CREDIT: This story was first seen in iNews
Inspectors must be handed more powers to scrutinise chains of academy schools, the head of Ofsted told MPs, iNews reports.
Amanda Spielman demanded the schools watchdog be allowed to inspect multi-academy trusts in order to gain a more complete picture of the standards of education being offered.
The Chief Inspector also called for the inspectorate to be allowed to look into alternative provision, which cater for children not in mainstream education, branding them as a “great concern”.
Speaking to the Education Select Committee, Ms Spielman called for Ofsted to be given greater powers to examine academy chains in their entirety to understand how they are being managed.
“The view we can get just by looking at subsets of the schools in a MAT is very significantly more limited than the view we would get by looking at the whole of a MAT,” she said.
“Increasingly, they are quite highly integrated operations.

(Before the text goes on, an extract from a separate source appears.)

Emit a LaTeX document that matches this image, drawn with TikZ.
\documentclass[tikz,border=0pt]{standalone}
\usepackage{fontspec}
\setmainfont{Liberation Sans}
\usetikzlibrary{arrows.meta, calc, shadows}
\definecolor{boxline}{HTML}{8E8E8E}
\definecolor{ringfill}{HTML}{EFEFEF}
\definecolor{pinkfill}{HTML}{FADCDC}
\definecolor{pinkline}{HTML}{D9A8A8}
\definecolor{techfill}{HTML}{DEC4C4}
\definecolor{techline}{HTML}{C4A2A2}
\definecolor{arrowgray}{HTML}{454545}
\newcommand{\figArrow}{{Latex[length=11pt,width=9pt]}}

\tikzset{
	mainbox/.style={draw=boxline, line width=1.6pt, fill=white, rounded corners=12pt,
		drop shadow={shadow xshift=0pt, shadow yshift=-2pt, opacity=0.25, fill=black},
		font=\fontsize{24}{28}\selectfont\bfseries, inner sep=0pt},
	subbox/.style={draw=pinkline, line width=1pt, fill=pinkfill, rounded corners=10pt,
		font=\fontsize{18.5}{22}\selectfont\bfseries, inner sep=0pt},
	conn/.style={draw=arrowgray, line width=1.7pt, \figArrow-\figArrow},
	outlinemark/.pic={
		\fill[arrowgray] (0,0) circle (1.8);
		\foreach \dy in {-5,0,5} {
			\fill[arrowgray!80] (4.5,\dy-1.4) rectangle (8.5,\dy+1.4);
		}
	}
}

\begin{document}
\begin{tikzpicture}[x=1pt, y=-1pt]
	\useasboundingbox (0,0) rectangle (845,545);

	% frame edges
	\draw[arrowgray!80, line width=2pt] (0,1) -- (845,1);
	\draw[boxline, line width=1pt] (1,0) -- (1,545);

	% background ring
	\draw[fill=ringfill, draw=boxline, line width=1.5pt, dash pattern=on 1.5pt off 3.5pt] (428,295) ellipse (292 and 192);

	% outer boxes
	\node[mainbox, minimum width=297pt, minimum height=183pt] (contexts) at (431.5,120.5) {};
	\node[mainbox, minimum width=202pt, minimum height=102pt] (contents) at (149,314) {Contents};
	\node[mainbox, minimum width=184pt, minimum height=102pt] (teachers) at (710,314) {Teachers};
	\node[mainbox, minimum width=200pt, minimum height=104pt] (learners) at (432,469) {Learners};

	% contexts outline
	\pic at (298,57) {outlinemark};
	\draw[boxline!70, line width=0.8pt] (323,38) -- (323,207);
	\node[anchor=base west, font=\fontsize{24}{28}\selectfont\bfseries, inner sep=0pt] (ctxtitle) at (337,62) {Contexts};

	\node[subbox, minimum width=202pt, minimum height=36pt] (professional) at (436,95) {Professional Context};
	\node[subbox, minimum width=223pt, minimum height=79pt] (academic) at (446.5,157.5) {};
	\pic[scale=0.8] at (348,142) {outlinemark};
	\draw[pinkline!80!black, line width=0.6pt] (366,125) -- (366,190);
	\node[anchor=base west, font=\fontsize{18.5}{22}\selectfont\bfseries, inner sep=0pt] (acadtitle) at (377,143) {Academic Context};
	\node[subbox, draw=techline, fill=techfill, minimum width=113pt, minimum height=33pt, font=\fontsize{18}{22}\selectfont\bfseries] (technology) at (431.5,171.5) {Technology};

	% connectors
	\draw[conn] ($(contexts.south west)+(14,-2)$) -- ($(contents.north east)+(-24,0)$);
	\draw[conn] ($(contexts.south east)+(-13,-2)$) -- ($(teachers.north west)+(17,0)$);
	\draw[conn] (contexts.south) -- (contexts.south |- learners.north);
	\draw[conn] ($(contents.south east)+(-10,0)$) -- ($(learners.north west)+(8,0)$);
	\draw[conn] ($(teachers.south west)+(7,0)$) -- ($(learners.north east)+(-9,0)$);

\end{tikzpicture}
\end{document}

It’s a bit artificial – you cannot say that just looking at a school and a local governing body gives you the full view of how that’s being run, how it’s being controlled, how important decisions are being made. “I want to be able to look properly at those decisions.”
Ms Spielman’s predecessor Sir Michael Wilshaw repeatedly called for sweeping powers to enable Ofsted to inspect multi-academy trusts but was met by resistance from the government.
Very uncomfortable Ms Spielman also raised her concerns that the watchdog is only able to inspect part of the alternative provision landscape, which she said made her “very uncomfortable”.
“We can inspect pupil referral units and alternative provision that constitutes a registered school but a very large proportion of alternative provision is in unregistered schools, typically not offering a full-time provision and so they don’t satisfy the registration requirements.
“It is a matter of great concern to us that we cannot see the quality there. We think it is very difficult for anybody to what know the quality is. These are children who don’t consistently have parents doing a good job of making sure their children are getting a good experience.”
Any such change would require new legislation, she added.